The Future of the MNE
The MNE will open production facilities in China through foreign direct investment. The commodities produced in the foreign production plants will be sold in both the home and host countries, as the company focuses on marketing in the foreign market. The company will also set up distribution networks in China in order to enhance distribution and sale in the Chinese market. The distribution networks set up by the company will involve opening distribution centers and retail stores. The distribution networks will work in conjunction with domestic networks with the domestic retailers in order to distribute them in the local market.
The MNE will utilize the local suppliers in the procurement of raw materials. The company will have to form strategic networks with the producers of the raw materials in order to improve efficiency.

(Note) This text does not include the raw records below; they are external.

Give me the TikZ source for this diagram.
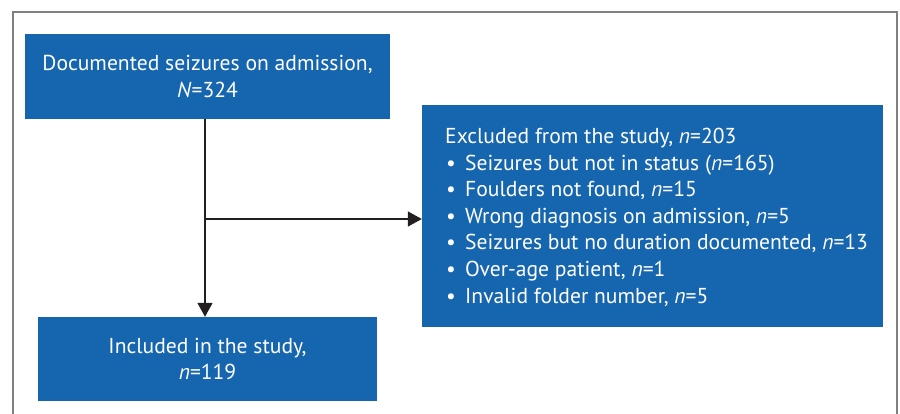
\documentclass[tikz,border=0pt]{standalone}
\usepackage{fontspec}
\setmainfont{PT Sans}
\usetikzlibrary{arrows.meta}
\definecolor{boxblue}{RGB}{21,101,175}
\definecolor{framegray}{RGB}{128,128,128}
\definecolor{arrowblack}{RGB}{35,31,32}
\tikzset{
  box/.style={fill=boxblue, draw=none, text=white, inner sep=0pt, align=center,
    font=\fontsize{21.6}{26.5}\selectfont},
  linetext/.style={anchor=base west, text=white, inner sep=0pt,
    font=\fontsize{21.6}{26.5}\selectfont},
  arr/.style={draw=arrowblack, line width=1.5pt, -{Triangle[length=14pt,width=15pt]}},
  frameline/.style={draw=framegray, line width=1.2pt}
}
\newcommand{\bul}{\makebox[20pt][l]{\hspace{1pt}•}}
\begin{document}
\begin{tikzpicture}[x=1pt,y=-1pt]
\useasboundingbox (0,0) rectangle (900,414);
\draw[frameline] (13,420) -- (13,12) -- (897,12) -- (897,420);
\node[box, minimum width=365pt, minimum height=85pt] (b1) at (207.5,76.5)
  {Documented seizures on admission,\\\textit{N}=324};
\node[box, minimum width=461pt, minimum height=222pt] (b2) at (652.5,216) {};
\node[box, minimum width=339pt, minimum height=84pt] (b3) at (207.5,359)
  {Included in the study,\\\textit{n}=119};
\node[linetext] (e0) at (445,144) {Excluded from the study, \textit{n}=203};
\node[linetext] (e1) at (445,170.5) {\bul Seizures but not in status (\textit{n}=165)};
\node[linetext] (e2) at (445,197) {\bul Foulders not found, \textit{n}=15};
\node[linetext] (e3) at (445,223.5) {\bul Wrong diagnosis on admission, \textit{n}=5};
\node[linetext] (e4) at (445,250) {\bul Seizures but no duration documented, \textit{n}=13};
\node[linetext] (e5) at (445,276.5) {\bul Over-age patient, \textit{n}=1};
\node[linetext] (e6) at (445,303) {\bul Invalid folder number, \textit{n}=5};
\coordinate (top) at ([xshift=-2.5pt]b1.south);
\coordinate (j) at (top |- 0,219);
\draw[arr] (top) -- (top |- b3.north);
\draw[arr] (j) -- (j -| b2.west);
\end{tikzpicture}
\end{document}
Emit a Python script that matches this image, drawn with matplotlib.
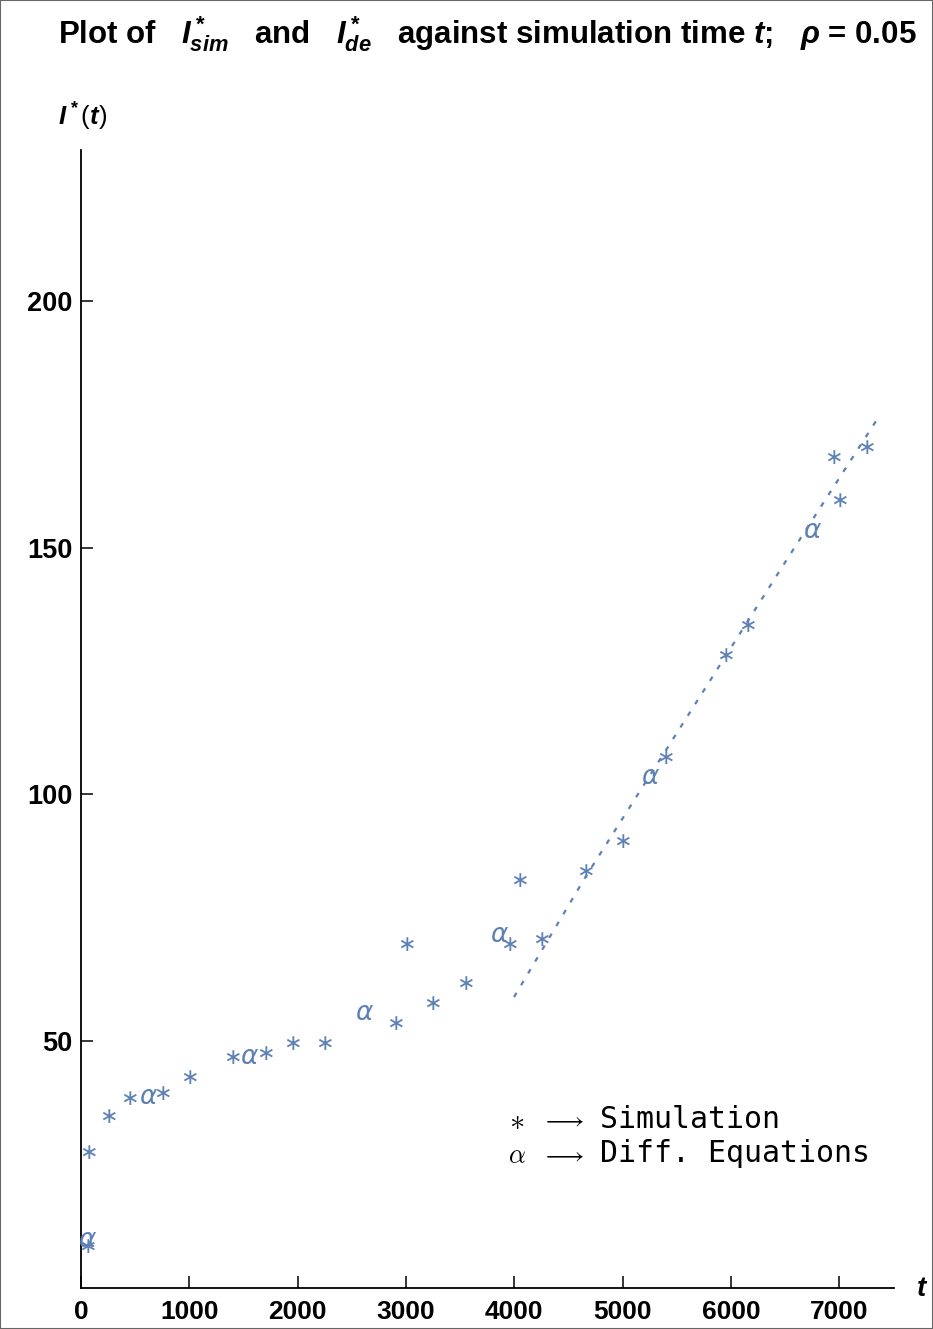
import matplotlib
matplotlib.use("Agg")
import matplotlib.pyplot as plt
from matplotlib.patches import Rectangle

plt.rcParams['font.family'] = ['Liberation Sans', 'DejaVu Sans']
plt.rcParams['mathtext.fontset'] = 'custom'
plt.rcParams['mathtext.rm'] = 'Liberation Sans:bold'
plt.rcParams['mathtext.it'] = 'Liberation Sans:bold:italic'
plt.rcParams['mathtext.bf'] = 'Liberation Sans:bold'

# ---- data ----
sim_t = [55, 65, 258, 443, 748, 997, 1394, 1699, 1948, 2243, 2899, 3000, 3240,
         3545, 3951, 4043, 4246, 4652, 4994, 5391, 5945, 6148, 6942, 6997, 7246]
sim_v = [8.2, 27.3, 34.6, 38.2, 39.2, 42.5, 46.5, 47.4, 49.4, 49.4, 53.5, 69.5, 57.5,
         61.6, 69.5, 82.5, 70.5, 84.3, 90.4, 107.4, 128.1, 134.2, 168.2, 159.5, 170.3]

de_t = [55, 618, 1551, 2612, 3858, 5252, 6748]
de_v = [9.7, 38.6, 46.8, 55.7, 71.5, 103.6, 153.5]

fit_t = [3997, 4652, 6526, 7376]
fit_v = [58.9, 83.1, 148.0, 177.0]

x_ticks = [0, 1000, 2000, 3000, 4000, 5000, 6000, 7000]
y_ticks = [50, 100, 150, 200]

blue = '#5E81B5'

fig = plt.figure(figsize=(9.33, 13.29), dpi=100)
ax = fig.add_axes([81/933, (1329-1287.5)/1329, 812.5/933, 1137.5/1329])
ax.set_xlim(0, 7500)
ax.set_ylim(0, 230.7)

for s in ['top', 'right']:
    ax.spines[s].set_visible(False)
for s in ['left', 'bottom']:
    ax.spines[s].set_linewidth(1.3)
    ax.spines[s].set_color('black')

ax.set_xticks(x_ticks)
ax.set_xticklabels([str(v) for v in x_ticks])
ax.set_yticks(y_ticks)
ax.set_yticklabels([str(v) for v in y_ticks])
ax.tick_params(direction='in', length=8.5, width=1.1, labelsize=19.5, pad=6)
ax.tick_params(axis='x', pad=9, labelsize=19)
for lab in ax.get_xticklabels() + ax.get_yticklabels():
    lab.set_fontweight('bold')

# fitted dashed line
ax.plot(fit_t, fit_v, linestyle=(0, (2.2, 4.0)), color=blue, lw=1.6)

# simulation points (asterisks)
for t, v in zip(sim_t, sim_v):
    ax.text(t, v, '\u2217', color=blue, fontsize=16, family='DejaVu Sans',
            ha='center', va='center')
# diff eq points (alpha)
for t, v in zip(de_t, de_v):
    ax.text(t, v, '\u03b1', color=blue, fontsize=19, family='DejaVu Sans',
            style='italic', ha='center', va='center')

# title
fig.text(487/933, 1 - 34/1329,
         r"Plot of   $I^*_{sim}$   and   $I^*_{de}$   against simulation time $t$;   $\rho$ = 0.05",
         ha='center', va='center', fontsize=22.5, fontweight='bold')

# axis labels
fig.text(58/933, 1 - 117/1329, r"$I^*$($t$)", ha='left', va='center', fontsize=18.5)
fig.text(922/933, 1 - 1289/1329, r"$t$", ha='center', va='center', fontsize=20)

# legend
mono = 'DejaVu Sans Mono'
fig.text(517/933, 1 - 1121/1329, r"$\ast$", math_fontfamily='cm', color='black',
         ha='center', va='center', fontsize=22)
fig.text(563/933, 1 - 1121/1329, r"$\longrightarrow$", math_fontfamily='cm', color='black',
         ha='center', va='center', fontsize=17.5)
fig.text(600/933, 1 - 1119/1329, "Simulation", family=mono, ha='left', va='center',
         fontsize=21.5)
fig.text(517/933, 1 - 1156/1329, r"$\alpha$", math_fontfamily='cm', color='black',
         ha='center', va='center', fontsize=19)
fig.text(563/933, 1 - 1156/1329, r"$\longrightarrow$", math_fontfamily='cm', color='black',
         ha='center', va='center', fontsize=17.5)
fig.text(600/933, 1 - 1154/1329, "Diff. Equations", family=mono, ha='left', va='center',
         fontsize=21.5)

# figure frame
fig.patches.append(Rectangle((0, 0), 1, 1, transform=fig.transFigure, fill=False,
                             edgecolor='#666666', lw=1.5))

fig.savefig('out.png', dpi=100)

Strategic alliances with the suppliers will be essential in order to enable the business ensure that the suppliers are efficient in delivery of raw materials to the company. The business will still operate in the US market through production and retail sale of products in the local market. The scale of production in the US market will not be reduced immediately after the diversification in the foreign market. This is essential for preventing shortages in the market due to diversification. Production in the foreign country will commence immediately after the plant is set up and the required staff acquired. Retail networks in the foreign country will be set up after production of adequate stock. The company will improve the production based on the market demand as analyzed by the marketing department. The MNE will market the commodities in the foreign and domestic market in order to reach the market. After the company has achieved dominance in the market, the production will be scaled up in order to cover the market adequately.